Planetary nebulae like the Crystal Ball Nebula (NGC 1514) are sort of like stellar obituaries. Though crystal balls supposedly reveal the future, the Crystal Ball Nebula tells us more about the past. It shows us how a binary pair of stars met their end. And since NGC 1514 is 1500 light years away, we're seeing what it looked like 1500 years ago.
Planetary nebula have nothing to do with planets. They just looked like planets in early telescopes, and astronomer William Herschel, who discovered the Crystal Ball Nebula, is the one who coined the term.
Planetary nebula are purely stellar. They occur when a low-mass or intermediate-mass star expels its outer envelopes of gas as it nears the end of its life of fusion. The expelled gas creates a more or less spherical shell. But over time the sphere is altered by turbulence and uneven emissions of gas. This is what's happened with the Crystal Ball Nebula. Its lumpy and multi-lobed, with wisps and voids of gas and dust.
This zoom-in of NGC 1514 shows some of the gaseous structure inside the nebula. The bright star in the image is a foreground star and is not part of the nebula. Instead, an obscured binary star sits in the center. Image Credit: International Gemini Observatory/NOIRLab/NSF/AURA Image Processing: J. Miller & M. Rodriguez (International Gemini Observatory/NSF NOIRLab), T.A. Rector (University of Alaska Anchorage/NSF NOIRLab), D. de Martin & M. Zamani (NSF NOIRLab)
The Gemini North has captured a gorgeous portrait of the Crystal Ball Nebula, but so have other telescopes, including the JWST. Since the JWST is an infrared telescope, it revealed aspects of the nebula that are invisible to Gemini North.
The JWST shows that a pair of rings surrounds the nebula. These are probably from an early episode of mass loss from the central binary. The rings were subsequently shaped by asymmetrical fast winds from the binary pair. Research from 2025 concluded that the rings are likely dust, not gas.

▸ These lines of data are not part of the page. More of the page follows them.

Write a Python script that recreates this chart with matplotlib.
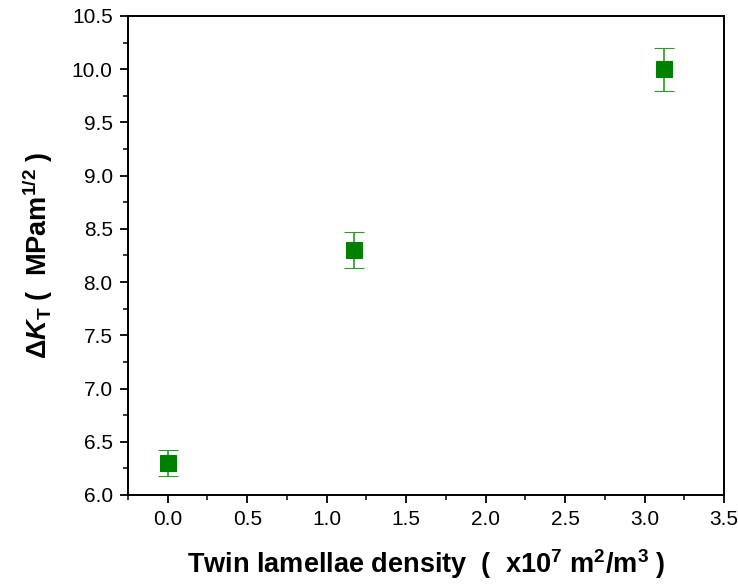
import matplotlib
matplotlib.use("Agg")
import matplotlib.pyplot as plt
from matplotlib.ticker import MultipleLocator, FormatStrFormatter

plt.rcParams['font.family'] = ['Liberation Sans', 'DejaVu Sans']
plt.rcParams['mathtext.fontset'] = 'custom'
plt.rcParams['mathtext.rm'] = 'Liberation Sans:bold'
plt.rcParams['mathtext.it'] = 'Liberation Sans:italic:bold'
plt.rcParams['mathtext.bf'] = 'Liberation Sans:bold'

density = [0.0, 1.17, 3.12]
delta_k = [6.3, 8.3, 10.0]
err = [0.12, 0.17, 0.2]

fig = plt.figure(figsize=(7.38, 5.86), dpi=100)
ax = fig.add_axes([128/738, 1 - 495/586, (724-128)/738, (495-16)/586])

ax.errorbar(density, delta_k, yerr=err, fmt='s', color='#008000', ecolor='#2a9a2a',
            markersize=12, elinewidth=1.2, capsize=7, capthick=1.2, markeredgewidth=0.8)

ax.set_xlim(-0.25, 3.5)
ax.set_ylim(6.0, 10.5)
ax.xaxis.set_major_locator(MultipleLocator(0.5))
ax.xaxis.set_minor_locator(MultipleLocator(0.25))
ax.yaxis.set_major_locator(MultipleLocator(0.5))
ax.yaxis.set_minor_locator(MultipleLocator(0.25))
ax.xaxis.set_major_formatter(FormatStrFormatter('%.1f'))
ax.yaxis.set_major_formatter(FormatStrFormatter('%.1f'))
ax.tick_params(which='major', direction='out', length=6, width=1.3, labelsize=15, pad=5)
ax.tick_params(which='minor', direction='out', length=3.5, width=1.1)
for s in ax.spines.values():
    s.set_linewidth(1.4)

ax.set_xlabel(r'Twin lamellae density  (  x10$^{7}$ m$^{2}$/m$^{3}$ )',
              fontsize=19.5, fontweight='bold', labelpad=13)
ax.set_ylabel(r'$\Delta\mathit{K}_{\mathrm{T}}$ (  MPam$^{1/2}$ )',
              fontsize=19.5, fontweight='bold', labelpad=12)

fig.savefig('out.png', dpi=100)
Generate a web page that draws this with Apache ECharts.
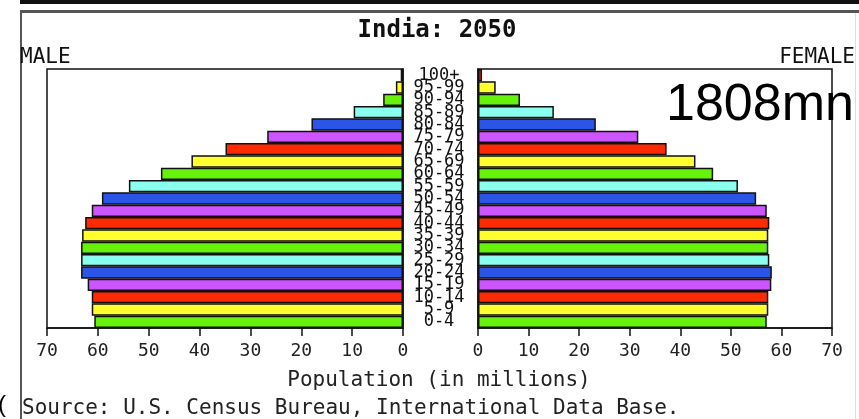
<!DOCTYPE html>
<html><head><meta charset="utf-8">
<script src="https://cdn.jsdelivr.net/npm/echarts@6/dist/echarts.min.js"></script>
<style>html,body{margin:0;padding:0;background:#fff}#c{width:859px;height:419px}</style>
</head><body><div id="c"></div>
<script>
const ageGroups = ['0-4','5-9','10-14','15-19','20-24','25-29','30-34','35-39','40-44','45-49','50-54','55-59','60-64','65-69','70-74','75-79','80-84','85-89','90-94','95-99','100+'];
const maleValues = [60.7, 61.2, 61.2, 62.0, 63.3, 63.3, 63.3, 63.1, 62.5, 61.2, 59.2, 53.9, 47.6, 41.6, 34.9, 26.7, 18.0, 9.7, 3.9, 1.4, 0.45];
const femaleValues = [57.1, 57.4, 57.4, 58.0, 58.1, 57.6, 57.4, 57.4, 57.6, 57.1, 55.0, 51.4, 46.5, 43.0, 37.3, 31.7, 23.3, 15.0, 8.3, 3.5, 0.8];
const xTicks = [0, 10, 20, 30, 40, 50, 60, 70];
const palette = ['#66f20a', '#ffff2e', '#ff2a00', '#cc55ff', '#2a55e6', '#8afff0'];

const mono = 'DejaVu Sans Mono';
const chart = echarts.init(document.getElementById('c'));
const mk = vals => vals.map((v, i) => ({ value: v, itemStyle: { color: palette[i % palette.length] } }));
const xAxisBase = (gi, inverse) => ({
  gridIndex: gi, type: 'value', min: xTicks[0], max: xTicks[xTicks.length - 1], interval: 10, inverse: inverse,
  axisLine: { show: true, lineStyle: { color: '#111', width: 1.5 } },
  axisTick: { show: true, length: 8, inside: false, lineStyle: { color: '#111', width: 1.5 } },
  axisLabel: { fontFamily: mono, fontSize: 18, color: '#222', margin: 14 },
  splitLine: { show: false }
});
chart.setOption({
  animation: false,
  grid: [
    { left: 47, right: 456, top: 69, bottom: 91, show: true, borderColor: '#111', borderWidth: 1.5, backgroundColor: '#fff' },
    { left: 478, right: 27, top: 69, bottom: 91, show: true, borderColor: '#111', borderWidth: 1.5, backgroundColor: '#fff' }
  ],
  xAxis: [xAxisBase(0, true), xAxisBase(1, false)],
  yAxis: [
    { gridIndex: 0, type: 'category', data: ageGroups, position: 'right',
      axisLine: { show: true, lineStyle: { color: '#111', width: 1.5 } }, axisTick: { show: false },
      axisLabel: { interval: 0, align: 'center', margin: 36, fontFamily: mono, fontSize: 17, color: '#111' } },
    { gridIndex: 1, type: 'category', data: ageGroups, position: 'left',
      axisLine: { show: true, lineStyle: { color: '#111', width: 1.5 } }, axisTick: { show: false },
      axisLabel: { show: false } }
  ],
  series: [
    { type: 'bar', xAxisIndex: 0, yAxisIndex: 0, data: mk(maleValues), barCategoryGap: '0%',
      itemStyle: { borderColor: '#111', borderWidth: 1.5 } },
    { type: 'bar', xAxisIndex: 1, yAxisIndex: 1, data: mk(femaleValues), barCategoryGap: '0%',
      itemStyle: { borderColor: '#111', borderWidth: 1.5 } }
  ],
  graphic: [
    { type: 'rect', shape: { x: 20, y: 0, width: 839, height: 4 }, style: { fill: '#111' } },
    { type: 'rect', shape: { x: 20, y: 10, width: 839, height: 3 }, style: { fill: '#555' } },
    { type: 'rect', shape: { x: 20, y: 10, width: 2, height: 409 }, style: { fill: '#555' } },
    { type: 'rect', shape: { x: 855, y: 13, width: 1, height: 406 }, style: { fill: '#ddd' } },
    { type: 'text', x: 437, y: 31, style: { text: 'India: 2050', font: 'bold 24px "DejaVu Sans Mono"', fill: '#111', textAlign: 'center', textVerticalAlign: 'middle' } },
    { type: 'text', x: 20, y: 58, style: { text: 'MALE', font: '21px "DejaVu Sans Mono"', fill: '#111', textAlign: 'left', textVerticalAlign: 'middle' } },
    { type: 'text', x: 855, y: 58, style: { text: 'FEMALE', font: '21px "DejaVu Sans Mono"', fill: '#111', textAlign: 'right', textVerticalAlign: 'middle' } },
    { type: 'text', x: 439, y: 381, style: { text: 'Population (in millions)', font: '21px "DejaVu Sans Mono"', fill: '#222', textAlign: 'center', textVerticalAlign: 'middle' } },
    { type: 'text', x: 22, y: 409, style: { text: 'Source: U.S. Census Bureau, International Data Base.', font: '21px "DejaVu Sans Mono"', fill: '#222', textAlign: 'left', textVerticalAlign: 'middle' } },
    { type: 'text', x: 666, y: 106, style: { text: '1808mn', font: '52px "Liberation Sans"', fill: '#000', textAlign: 'left', textVerticalAlign: 'middle' } },
    { type: 'text', x: -2, y: 405, style: { text: '(', font: '24px "Liberation Sans"', fill: '#000', textAlign: 'left', textVerticalAlign: 'middle' } }
  ]
});
</script></body></html>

*The JWST's infrared image of NGC 1514 shows a pair of rings that aren't seen in optical images. Image Credit: By Image: NASA, ESA, CSA, STScI, Michael Ressler (NASA-JPL), Dave Jones (IAC) - Planetary Nebula NGC 1514 (MIRI Image), Public Domain, https://commons.wikimedia.org/w/index.php?curid=163580365*
One of the stars in the central binary pair is a bit of an oddball. It's called a hot, sub-luminous O-type star. They're O-type stars, which are the hottest type of star. But they're also sub-luminous, meaning that for such a hot star, they're dim. This is because they're so tiny, and take up about as much space as Earth's orbit around the Sun. Compare this to regular O-type stars, which are massive, supergiant stars.
Sub-luminous O-type stars are basically exposed stellar cores made of helium. They've typically lost much of their mass to a more massive binary partner, which has happened here. The sub-luminous O-type star in NGC 1514 has lost much of its mass, is finishing helium fusion, and is on its way to cooling down and becoming a white dwarf.
While the sub-luminous star generated most of the nebula in its past, its partner star is doing most of the work in NGC 1514. It's a giant star of type A0III that's exhausted much of its core hydrogen and has left the main sequence. Its energy is lighting the nebula up.
NGC 1514's asymmetry is due to the binary pair. They orbit each other every nine years, which is the longest known orbit for any binary pair in a planetary nebula. As they orbit each other, their powerful winds are shaping the gorgeous nebula and creating the shells, wisps, and clumps revealed in Gemini North's portrait.
Planetary nebula don't last long, typically between about 10,000 and 25,000 years. That's not very long in astronomy. Eventually the gas will dissipate and become one with the interstellar medium, like a child blowing dandelion fluff into the wind.